▸ **Your instructions**:
Output the line that holds "Recreate this image", the line that holds "ax.spines['top'].set_visible(False)", and every line between them, exactly, but none of the pictures.

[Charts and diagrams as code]
□ □ □ □ □

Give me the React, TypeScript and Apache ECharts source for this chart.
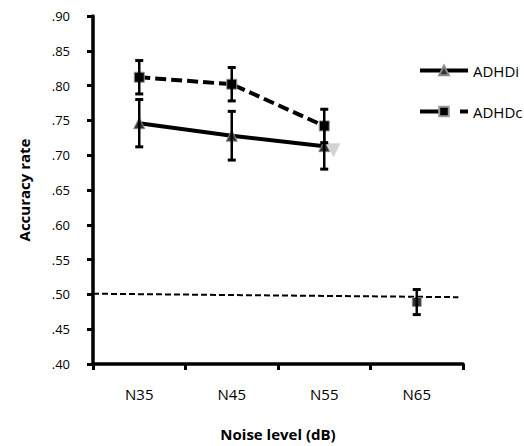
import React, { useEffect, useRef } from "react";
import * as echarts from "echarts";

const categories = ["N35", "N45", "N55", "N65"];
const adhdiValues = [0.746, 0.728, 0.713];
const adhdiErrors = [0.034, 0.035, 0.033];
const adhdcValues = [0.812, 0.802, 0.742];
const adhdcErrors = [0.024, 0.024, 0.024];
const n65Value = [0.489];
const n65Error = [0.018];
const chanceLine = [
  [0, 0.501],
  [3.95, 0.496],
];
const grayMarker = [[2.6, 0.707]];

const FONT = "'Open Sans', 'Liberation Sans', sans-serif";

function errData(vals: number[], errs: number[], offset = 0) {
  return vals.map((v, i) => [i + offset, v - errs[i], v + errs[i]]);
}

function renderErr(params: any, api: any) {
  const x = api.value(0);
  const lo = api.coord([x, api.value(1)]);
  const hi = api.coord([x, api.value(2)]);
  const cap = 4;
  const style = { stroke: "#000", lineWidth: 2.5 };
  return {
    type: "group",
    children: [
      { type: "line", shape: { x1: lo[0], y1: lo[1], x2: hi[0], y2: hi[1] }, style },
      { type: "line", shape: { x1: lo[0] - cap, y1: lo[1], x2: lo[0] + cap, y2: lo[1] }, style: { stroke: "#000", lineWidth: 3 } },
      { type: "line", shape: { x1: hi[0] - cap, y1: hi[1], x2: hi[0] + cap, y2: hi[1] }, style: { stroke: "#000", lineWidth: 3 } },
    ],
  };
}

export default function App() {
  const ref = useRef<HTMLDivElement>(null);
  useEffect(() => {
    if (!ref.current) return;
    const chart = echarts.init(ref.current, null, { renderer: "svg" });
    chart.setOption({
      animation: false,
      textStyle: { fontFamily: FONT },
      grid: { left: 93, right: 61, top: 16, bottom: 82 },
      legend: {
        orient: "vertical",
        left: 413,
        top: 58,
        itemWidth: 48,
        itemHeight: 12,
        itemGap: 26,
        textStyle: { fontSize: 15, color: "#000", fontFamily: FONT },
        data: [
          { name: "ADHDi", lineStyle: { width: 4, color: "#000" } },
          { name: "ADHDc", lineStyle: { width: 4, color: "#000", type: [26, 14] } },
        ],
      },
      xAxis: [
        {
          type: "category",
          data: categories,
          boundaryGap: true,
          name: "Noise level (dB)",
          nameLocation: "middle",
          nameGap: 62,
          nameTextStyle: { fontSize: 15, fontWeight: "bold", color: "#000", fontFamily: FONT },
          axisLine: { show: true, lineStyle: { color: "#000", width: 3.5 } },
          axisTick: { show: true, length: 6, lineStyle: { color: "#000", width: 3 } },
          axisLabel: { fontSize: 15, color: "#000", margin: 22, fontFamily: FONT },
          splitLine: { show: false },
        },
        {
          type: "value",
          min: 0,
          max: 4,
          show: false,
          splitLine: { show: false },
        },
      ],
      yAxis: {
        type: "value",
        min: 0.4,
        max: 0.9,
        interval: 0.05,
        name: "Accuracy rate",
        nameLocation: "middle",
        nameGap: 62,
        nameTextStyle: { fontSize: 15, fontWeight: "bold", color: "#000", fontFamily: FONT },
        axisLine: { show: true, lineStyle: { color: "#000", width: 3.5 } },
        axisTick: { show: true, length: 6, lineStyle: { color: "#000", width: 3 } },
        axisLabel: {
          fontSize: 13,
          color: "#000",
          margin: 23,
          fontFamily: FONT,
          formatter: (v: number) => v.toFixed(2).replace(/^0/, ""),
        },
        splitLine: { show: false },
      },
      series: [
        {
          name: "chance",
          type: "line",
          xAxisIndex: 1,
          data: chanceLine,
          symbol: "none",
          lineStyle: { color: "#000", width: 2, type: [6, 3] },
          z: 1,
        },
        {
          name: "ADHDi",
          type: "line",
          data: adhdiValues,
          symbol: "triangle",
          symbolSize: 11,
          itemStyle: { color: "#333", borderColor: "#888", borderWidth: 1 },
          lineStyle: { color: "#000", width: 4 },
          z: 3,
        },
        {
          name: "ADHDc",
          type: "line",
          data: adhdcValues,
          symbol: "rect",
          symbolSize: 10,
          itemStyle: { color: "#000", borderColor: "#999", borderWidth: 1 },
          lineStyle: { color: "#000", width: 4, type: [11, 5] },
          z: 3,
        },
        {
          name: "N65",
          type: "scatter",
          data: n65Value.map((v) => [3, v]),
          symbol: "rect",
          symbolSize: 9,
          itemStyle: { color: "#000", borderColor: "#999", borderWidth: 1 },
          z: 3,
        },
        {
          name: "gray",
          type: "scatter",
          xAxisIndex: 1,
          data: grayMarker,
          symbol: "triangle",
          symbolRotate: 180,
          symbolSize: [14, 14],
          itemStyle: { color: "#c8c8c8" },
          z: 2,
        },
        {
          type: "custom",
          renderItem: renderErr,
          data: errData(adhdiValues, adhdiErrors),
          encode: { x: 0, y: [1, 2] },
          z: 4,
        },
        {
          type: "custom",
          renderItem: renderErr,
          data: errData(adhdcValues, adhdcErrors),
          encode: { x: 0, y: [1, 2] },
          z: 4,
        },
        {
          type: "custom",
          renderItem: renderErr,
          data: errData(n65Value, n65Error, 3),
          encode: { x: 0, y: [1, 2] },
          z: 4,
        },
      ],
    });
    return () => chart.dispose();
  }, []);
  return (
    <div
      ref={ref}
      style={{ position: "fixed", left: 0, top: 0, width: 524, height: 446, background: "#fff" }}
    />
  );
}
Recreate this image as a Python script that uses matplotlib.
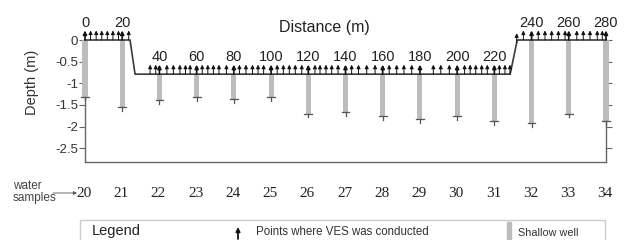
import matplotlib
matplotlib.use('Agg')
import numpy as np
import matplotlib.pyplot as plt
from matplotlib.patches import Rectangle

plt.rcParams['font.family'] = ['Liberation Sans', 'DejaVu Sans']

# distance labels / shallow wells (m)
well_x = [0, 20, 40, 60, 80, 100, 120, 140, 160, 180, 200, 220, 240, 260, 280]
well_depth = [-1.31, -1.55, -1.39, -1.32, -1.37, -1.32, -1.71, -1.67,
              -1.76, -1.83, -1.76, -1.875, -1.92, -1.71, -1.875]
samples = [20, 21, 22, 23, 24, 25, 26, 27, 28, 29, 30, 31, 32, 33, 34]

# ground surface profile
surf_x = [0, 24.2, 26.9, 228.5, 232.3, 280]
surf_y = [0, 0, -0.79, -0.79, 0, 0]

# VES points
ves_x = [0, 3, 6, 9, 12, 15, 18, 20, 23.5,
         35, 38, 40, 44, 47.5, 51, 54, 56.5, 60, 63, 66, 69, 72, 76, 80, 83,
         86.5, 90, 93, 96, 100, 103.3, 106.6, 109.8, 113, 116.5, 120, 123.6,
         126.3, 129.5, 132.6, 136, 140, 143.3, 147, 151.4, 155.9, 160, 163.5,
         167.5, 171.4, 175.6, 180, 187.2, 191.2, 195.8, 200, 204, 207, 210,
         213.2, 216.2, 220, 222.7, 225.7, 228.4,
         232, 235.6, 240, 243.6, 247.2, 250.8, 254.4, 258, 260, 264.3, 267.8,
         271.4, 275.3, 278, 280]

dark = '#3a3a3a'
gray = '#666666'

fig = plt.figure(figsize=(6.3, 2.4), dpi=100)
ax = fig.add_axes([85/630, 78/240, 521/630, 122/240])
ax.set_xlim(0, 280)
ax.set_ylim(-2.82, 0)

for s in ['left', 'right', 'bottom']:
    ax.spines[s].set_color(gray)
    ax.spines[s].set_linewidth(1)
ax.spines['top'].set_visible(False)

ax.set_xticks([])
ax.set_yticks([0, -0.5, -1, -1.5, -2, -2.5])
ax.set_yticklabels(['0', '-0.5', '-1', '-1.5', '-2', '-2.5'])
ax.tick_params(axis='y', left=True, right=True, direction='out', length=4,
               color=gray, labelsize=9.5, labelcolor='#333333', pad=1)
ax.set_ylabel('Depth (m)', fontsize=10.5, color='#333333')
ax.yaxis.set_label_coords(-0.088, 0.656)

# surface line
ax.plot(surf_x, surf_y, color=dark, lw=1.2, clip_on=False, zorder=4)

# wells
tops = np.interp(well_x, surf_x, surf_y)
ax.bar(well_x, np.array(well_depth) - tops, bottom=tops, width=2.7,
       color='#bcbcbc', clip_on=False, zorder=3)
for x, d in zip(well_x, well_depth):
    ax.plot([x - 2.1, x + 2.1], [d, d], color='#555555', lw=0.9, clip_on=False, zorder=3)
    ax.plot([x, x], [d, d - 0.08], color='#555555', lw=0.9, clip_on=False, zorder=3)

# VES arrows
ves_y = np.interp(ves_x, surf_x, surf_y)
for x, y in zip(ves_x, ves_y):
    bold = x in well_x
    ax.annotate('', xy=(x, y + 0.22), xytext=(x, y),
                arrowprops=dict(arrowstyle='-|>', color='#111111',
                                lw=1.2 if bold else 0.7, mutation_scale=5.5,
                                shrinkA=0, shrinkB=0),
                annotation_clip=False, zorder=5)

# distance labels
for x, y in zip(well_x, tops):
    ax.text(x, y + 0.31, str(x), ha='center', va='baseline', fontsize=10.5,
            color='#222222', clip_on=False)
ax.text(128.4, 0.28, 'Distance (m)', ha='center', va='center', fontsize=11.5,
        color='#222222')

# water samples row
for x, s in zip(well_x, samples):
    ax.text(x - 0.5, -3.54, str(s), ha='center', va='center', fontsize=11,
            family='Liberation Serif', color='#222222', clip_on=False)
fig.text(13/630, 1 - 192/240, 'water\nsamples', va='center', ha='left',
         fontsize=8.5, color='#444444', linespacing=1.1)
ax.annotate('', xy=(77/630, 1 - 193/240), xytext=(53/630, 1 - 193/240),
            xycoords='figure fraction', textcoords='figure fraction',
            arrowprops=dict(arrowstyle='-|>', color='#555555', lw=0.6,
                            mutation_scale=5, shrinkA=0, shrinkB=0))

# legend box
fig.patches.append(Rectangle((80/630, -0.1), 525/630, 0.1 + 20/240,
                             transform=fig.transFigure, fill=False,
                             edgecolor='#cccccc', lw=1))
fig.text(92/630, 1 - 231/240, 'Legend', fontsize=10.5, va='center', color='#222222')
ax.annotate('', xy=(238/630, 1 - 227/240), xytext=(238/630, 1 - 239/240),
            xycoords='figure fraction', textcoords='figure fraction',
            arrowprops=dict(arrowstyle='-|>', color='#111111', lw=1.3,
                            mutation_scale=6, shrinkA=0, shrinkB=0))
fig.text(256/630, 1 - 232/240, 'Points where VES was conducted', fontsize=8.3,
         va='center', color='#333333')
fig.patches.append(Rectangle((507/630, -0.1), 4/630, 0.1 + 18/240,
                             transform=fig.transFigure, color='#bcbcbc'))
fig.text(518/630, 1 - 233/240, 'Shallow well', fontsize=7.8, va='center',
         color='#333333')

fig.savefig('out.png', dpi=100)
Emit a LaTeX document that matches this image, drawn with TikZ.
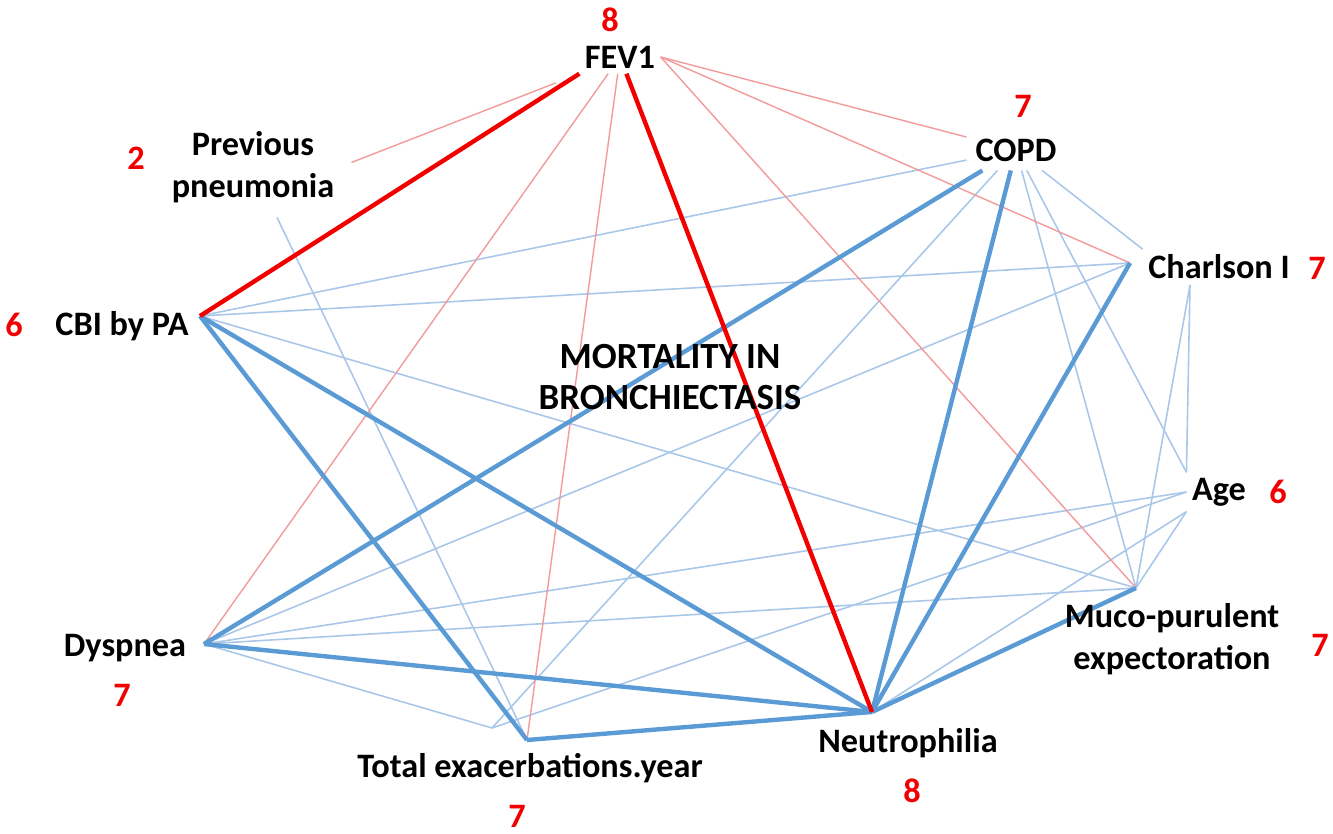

□ □ □ □ □

▸ **Correct result**:
Recreate this image as a Python script that uses matplotlib.
import matplotlib
matplotlib.use('Agg')
import numpy as np
import matplotlib.pyplot as plt
from matplotlib.patches import Rectangle

plt.rcParams['font.family'] = ['Liberation Sans', 'DejaVu Sans']

# distance labels / shallow wells (m)
well_x = [0, 20, 40, 60, 80, 100, 120, 140, 160, 180, 200, 220, 240, 260, 280]
well_depth = [-1.31, -1.55, -1.39, -1.32, -1.37, -1.32, -1.71, -1.67,
              -1.76, -1.83, -1.76, -1.875, -1.92, -1.71, -1.875]
samples = [20, 21, 22, 23, 24, 25, 26, 27, 28, 29, 30, 31, 32, 33, 34]

# ground surface profile
surf_x = [0, 24.2, 26.9, 228.5, 232.3, 280]
surf_y = [0, 0, -0.79, -0.79, 0, 0]

# VES points
ves_x = [0, 3, 6, 9, 12, 15, 18, 20, 23.5,
         35, 38, 40, 44, 47.5, 51, 54, 56.5, 60, 63, 66, 69, 72, 76, 80, 83,
         86.5, 90, 93, 96, 100, 103.3, 106.6, 109.8, 113, 116.5, 120, 123.6,
         126.3, 129.5, 132.6, 136, 140, 143.3, 147, 151.4, 155.9, 160, 163.5,
         167.5, 171.4, 175.6, 180, 187.2, 191.2, 195.8, 200, 204, 207, 210,
         213.2, 216.2, 220, 222.7, 225.7, 228.4,
         232, 235.6, 240, 243.6, 247.2, 250.8, 254.4, 258, 260, 264.3, 267.8,
         271.4, 275.3, 278, 280]

dark = '#3a3a3a'
gray = '#666666'

fig = plt.figure(figsize=(6.3, 2.4), dpi=100)
ax = fig.add_axes([85/630, 78/240, 521/630, 122/240])
ax.set_xlim(0, 280)
ax.set_ylim(-2.82, 0)

for s in ['left', 'right', 'bottom']:
    ax.spines[s].set_color(gray)
    ax.spines[s].set_linewidth(1)
ax.spines['top'].set_visible(False)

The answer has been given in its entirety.